L'énorme opposition populaire face à la course à la guerre contre la Syrie en est une expression – une opposition qui existe parmi toutes les sections de la population, mais qui est particulièrement prononcée parmi les Américains jeunes et pauvres. La classe dirigeante a été prise au dépourvu par l'ampleur de cette opposition. Les mensonges et la propagande servis par les grands médias, et l'impérialisme version « droits de l'Homme » du Parti démocrate et de ses organisations auxiliaires ne sont pas parvenus à faire changer l'opposition populaire à une nouvelle guerre s'appuyant sur ses mensonges.
Le soutien le plus fort pour Edward Snowden, le lanceur d'alerte de la NSA, est venu des adultes les plus jeunes. Les jeunes aux États-Unis préfèrent à une large majorité des dépenses plus importantes sur les programmes sociaux, des taxes plus élevées sur les riches et un contrôle plus strict des entreprises. Il y a un pourcentage plus élevé d'opinions en faveur du socialisme que du capitalisme – un fait extraordinaire étant donné que le socialisme n'apparaît dans les grands médias que comme un gros mot.
Ces sentiments peuvent être mieux compris si l'on regarde les expériences de la jeune génération. Ceux qui sont au début de leur trentaine aujourd'hui ont terminé le lycée aux alentours de l'an 2000, l’année des élections volées, de l'arrivée au pouvoir de Bush, de l'effondrement de la bulle spéculative sur Internet, et du lancement de la « guerre contre le terrorisme. » Leur expérience politique consciente et été dominée par une crise économique sans fin, la guerre, le démantèlement des droits démocratiques, le gangstérisme politique et la corruption.

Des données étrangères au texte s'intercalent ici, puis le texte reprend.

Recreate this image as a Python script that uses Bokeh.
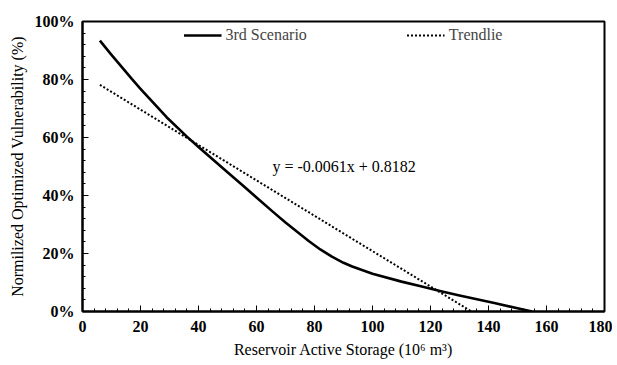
from bokeh.plotting import figure
from bokeh.models import Range1d, NumeralTickFormatter, FixedTicker, Legend, LegendItem, Label
from bokeh.embed import file_html
from bokeh.resources import INLINE

# Data
storage = [6, 10, 17, 20, 29, 36, 40, 50, 55, 60, 66, 70, 78, 82, 86, 90, 93,
           100, 110, 117, 124, 130, 142, 150, 155]
vulnerability = [0.934, 0.885, 0.802, 0.768, 0.670, 0.603, 0.567, 0.480, 0.437, 0.393,
                 0.341, 0.307, 0.243, 0.214, 0.189, 0.168, 0.155,
                 0.130, 0.103, 0.086, 0.069, 0.055, 0.029, 0.011, 0.0]
trend_x = [6, 134.1]
slope = -0.0061
intercept = 0.8182
trend_y = [slope * x + intercept for x in trend_x]
x_ticks = [0, 20, 40, 60, 80, 100, 120, 140, 160, 180]
y_ticks = [0, 0.2, 0.4, 0.6, 0.8, 1.0]

FONT = "Liberation Serif"

p = figure(width=612, height=360, output_backend="svg", toolbar_location=None,
           x_range=Range1d(0, 180), y_range=Range1d(0, 1),
           min_border_left=82, min_border_right=8, min_border_top=21, min_border_bottom=48)

p.xgrid.visible = False
p.ygrid.visible = False
p.outline_line_color = "black"
p.outline_line_width = 2
p.background_fill_color = "white"

r1 = p.line(storage, vulnerability, line_color="black", line_width=2.6, line_join="round")
r2 = p.line(trend_x, trend_y, line_color="black", line_width=2, line_dash="2 2")

for ax in (p.xaxis[0], p.yaxis[0]):
    ax.axis_line_color = "black"
    ax.axis_line_width = 2
    ax.major_tick_in = 6
    ax.major_tick_out = 0
    ax.minor_tick_in = 3
    ax.minor_tick_out = 0
    ax.major_tick_line_color = "black"
    ax.minor_tick_line_color = "black"
    ax.major_label_text_font = FONT
    ax.major_label_text_font_size = "16px"
    ax.major_label_text_font_style = "bold"
    ax.major_label_text_color = "black"
    ax.axis_label_text_font = FONT
    ax.axis_label_text_font_size = "16px"
    ax.axis_label_text_font_style = "normal"
    ax.axis_label_text_color = "black"

p.xaxis.ticker = FixedTicker(ticks=x_ticks, minor_ticks=[i * 4 for i in range(46)])
p.yaxis.ticker = FixedTicker(ticks=y_ticks, minor_ticks=[i * 0.04 for i in range(26)])
p.yaxis.formatter = NumeralTickFormatter(format="0%")
p.xaxis.axis_label = "Reservoir Active Storage (10\u2076 m\u00b3)"
p.yaxis.axis_label = "Normilized Optimized Vulnerability (%)"
p.xaxis.axis_label_standoff = 6
p.yaxis.axis_label_standoff = 6
p.xaxis.major_label_standoff = 9
p.yaxis.major_label_standoff = 8

legend = Legend(items=[LegendItem(label="3rd Scenario", renderers=[r1]),
                       LegendItem(label="Trendlie", renderers=[r2])],
                orientation="horizontal", location="top_center",
                label_text_font=FONT, label_text_font_size="16px",
                glyph_width=38, spacing=100, border_line_color=None,
                background_fill_alpha=0, padding=4, margin=4, label_standoff=4)
p.add_layout(legend, "center")

eq = Label(x=65.5, y=0.5, text="y = -0.0061x + 0.8182", text_font=FONT,
           text_font_size="16px", text_baseline="middle", text_color="black")
p.add_layout(eq)

open("out.html", "w").write(file_html(p, INLINE))
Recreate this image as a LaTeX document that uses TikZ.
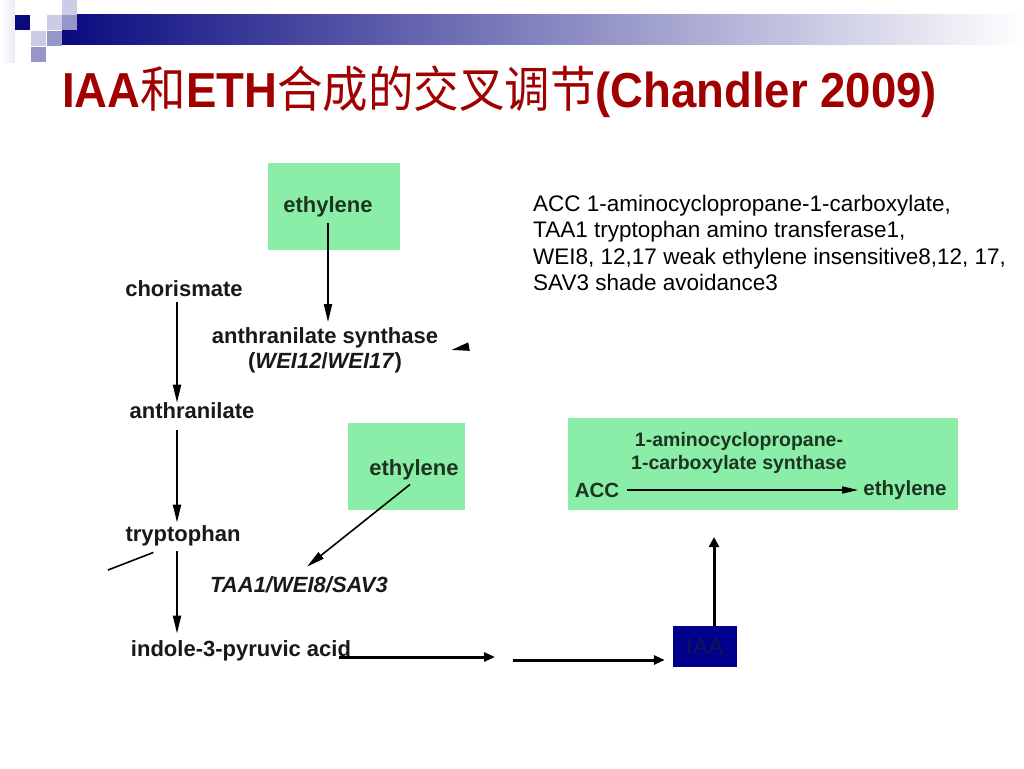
\documentclass[tikz,border=0pt]{standalone}
\usepackage{fontspec}
\setmainfont{Liberation Sans}
\newfontfamily\cjk{Noto Sans CJK SC}
\usepackage{xcolor}
\usetikzlibrary{arrows.meta,calc,positioning}

\definecolor{titlered}{RGB}{160,0,0}
\definecolor{logonavy}{RGB}{10,10,128}
\definecolor{logolight}{RGB}{204,204,228}
\definecolor{logomid}{RGB}{150,150,200}
\definecolor{ethgreen}{RGB}{138,238,168}
\definecolor{ethtxt}{RGB}{28,52,32}
\definecolor{iaablue}{RGB}{0,0,140}
\definecolor{iaatxt}{RGB}{20,20,80}

\begin{document}
\begin{tikzpicture}[
		x=1pt, y=-1pt,
		lbl/.style={font=\fontsize{22}{25}\selectfont\bfseries, text=black!90, inner sep=0pt, align=center},
		ethlbl/.style={lbl, text=ethtxt},
		acclbl/.style={font=\fontsize{19.5}{23}\selectfont\bfseries, inner sep=0pt, align=center, text=ethtxt},
		flow/.style={-{Triangle[length=18pt,width=8pt]}, line width=2pt},
		link/.style={-{Triangle[length=11pt,width=9pt]}, line width=3pt}
		]
	
		\fill[white] (0,0) rectangle (1024,768);
		\useasboundingbox (0,0) rectangle (1024,768);
	
		% --- Logo ---
		\shade[left color=white, right color=logolight!40] (0,0) rectangle (15,62);
		\shade[left color=logonavy, right color=white] (62,15) rectangle (1024,45);
		\fill[logonavy] (15,15) rectangle (30,30);
		\fill[logolight] (47,15) rectangle (62,30);
		\fill[logolight] (62,0) rectangle (77,15);
		\fill[logomid] (62,15) rectangle (77,30);
		\fill[logolight] (31,31) rectangle (46,46);
		\fill[logomid] (47,31) rectangle (62,46);
		\fill[logomid] (31,47) rectangle (46,62);
	
		\node[anchor=base west, inner sep=0pt, text=titlered, font=\fontsize{45.5}{50}\selectfont\bfseries] (title) at (62,107)
			{\scalebox{1}[1.08]{IAA{\cjk\mdseries 和}ETH{\cjk\mdseries 合成的交叉调节}(Chandler 2009)}};
	
		% --- Legende ---
		\node[anchor=north west, inner sep=0pt, align=left, font=\fontsize{22.5}{26.5}\selectfont] (legend) at (533,194.5)
			{ACC 1-aminocyclopropane-1-carboxylate,\\
			 TAA1 tryptophan amino transferase1,\\
			 WEI8, 12,17 weak ethylene insensitive8,12, 17,\\
			 SAV3 shade avoidance3};
	
		% --- Voie de l'IAA ---
		\fill[ethgreen] (268,163) rectangle (400,250);
		\fill[ethgreen] (348,423) rectangle (465,510);
	
		\node[ethlbl] (eth1) at (328,207) {ethylene};
		\node[lbl] (chor) at (184,289) {chorismate};
		\node[lbl] (antsyn) at (325,350) {anthranilate synthase\\(\textit{WEI12}/\textit{WEI17})};
		\node[lbl] (ant) at (192,411) {anthranilate};
		\node[lbl] (tryp) at (183,536) {tryptophan};
		\node[ethlbl] (eth2) at (414,470) {ethylene};
		\node[lbl] (taa) at (299,585) {\textit{TAA1/WEI8/SAV3}};
		\node[lbl] (ipa) at (241,651) {indole-3-pyruvic acid};
	
		\coordinate (cut1) at (108,570);
		\coordinate (cut2) at (467,347);
	
		\draw[flow, shorten <=6pt, shorten >=5pt] (eth1.south) -- (eth1.south |- antsyn.north);
		\draw[flow, shorten <=5pt, shorten >=0pt] ([xshift=-7pt]chor.south) -- ([xshift=-15pt]ant.north);
		\draw[flow, shorten <=11pt, shorten >=3pt] ([xshift=-15pt]ant.south) -- ([xshift=-6pt]tryp.north);
		\draw[flow, shorten <=5pt, shorten >=7pt] ([xshift=-6pt]tryp.south) -- ([xshift=-64pt]ipa.north);
		\draw[flow, line width=1.6pt] ([shift={(-4,4)}]eth2.south) -- ([shift={(8,-10)}]taa.north);
		\draw[flow] (cut2) -- ([xshift=13pt]antsyn.east);
		\draw[line width=1.6pt] (cut1) -- ([shift={(28,6)}]tryp.south west);
	
		% --- Synthese de l'ethylene ---
		\node[fill=ethgreen, minimum width=390pt, minimum height=92pt] (accbox) at (763,464) {};
		\node[acclbl] (acsyn) at (739,453) {1-aminocyclopropane-\\1-carboxylate synthase};
		\node[acclbl, font=\fontsize{20.5}{23}\selectfont\bfseries] (acc) at (597,490) {ACC};
		\node[acclbl, font=\fontsize{20.5}{23}\selectfont\bfseries] (eth3) at (905,490) {ethylene};
		\draw[-{Triangle[length=16pt,width=7pt]}, line width=1.5pt, shorten <=8pt, shorten >=5pt] (acc) -- (eth3);
	
		% --- IAA ---
		\node[fill=iaablue, minimum width=64pt, minimum height=41pt, inner sep=0pt, text=iaatxt,
			font=\fontsize{23}{26}\selectfont] (iaa) at (705,646.5) {IAA};
	
		\coordinate (gap1) at (495,657);
		\coordinate (gap2) at (513,660);
		\coordinate (acctip) at (714,537);
	
		\draw[link] ($(ipa.east |- gap1)+(-12,0)$) -- (gap1);
		\draw[link, shorten >=8pt] (gap2) -- (gap2 -| iaa.west);
		\draw[link, -{Triangle[length=10pt,width=10pt]}] (acctip |- iaa.north) -- (acctip);
	
	\end{tikzpicture}
\end{document}
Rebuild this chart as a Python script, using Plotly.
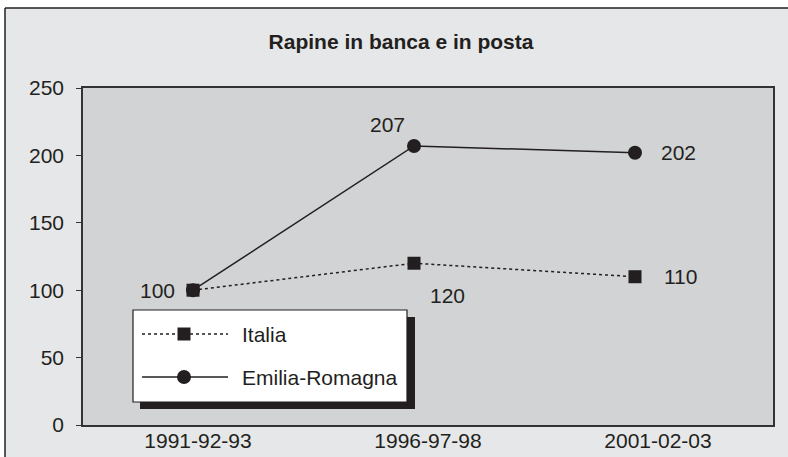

L'élection d'Obama a été une expérience clef. Ceux qui sont maintenant au début de leur vingtaine ont voté pour la première fois en 2008, soutenant Obama dans l'espoir d'inverser la trajectoire établie par le gouvernement Bush. La même année a vu l'effondrement financier de 2008.
Les cinq dernières années ont montré l'impossibilité de changer quoi que ce soit dans le cadre du système politique existant. L'inégalité a énormément augmenté. Les marchés financiers explosent, les 400 hommes les plus riches du monde, listés par le magazine Forbes, sont plus riches que jamais, et pourtant les conditions pour les jeunes et les travailleurs sont désastreuses. La guerre continue sans qu'on en voie la fin, et Obama est allé bien plus loin que Bush pour transformer en lettre morte la Déclaration des droits fondamentaux.
Les représentants les plus perspicaces de l'élite politique sont inquiets des implications de cette situation pour la stabilité sociale et la préservation de leur système. Ils cherchent un moyen de développer leur base sociale. Les politiques identitaires ont été intégrées officiellement dans la politique bourgeoise, grâce aux services de la pseudo gauche, les représentants des sections privilégiées des classes moyennes supérieures.
Mais la classe dirigeante n'a rien à offrir à la grande majorité de la population. Son système, le capitalisme, a échoué.
La banqueroute historique du capitalisme n'entraîne pas son effondrement automatique. La rupture avec la politique officielle ne produit pas par elle-même une révolution socialiste.
Il est nécessaire pour les jeunes d'étudier sérieusement les expériences par lesquelles ils sont passés et par lesquelles la classe ouvrière est passée dans son ensemble au cours du 20e siècle. La déception se change de plus en plus en opposition plus précise et déterminée. Cela doit se transformer en une lutte politique consciente.
Il est nécessaire de développer une critique complète de la société existante et de tirer les conclusions politiques qui en découlent – c'est-à-dire, le besoin de construire un parti révolutionnaire de la classe ouvrière pour lutter pour le socialisme.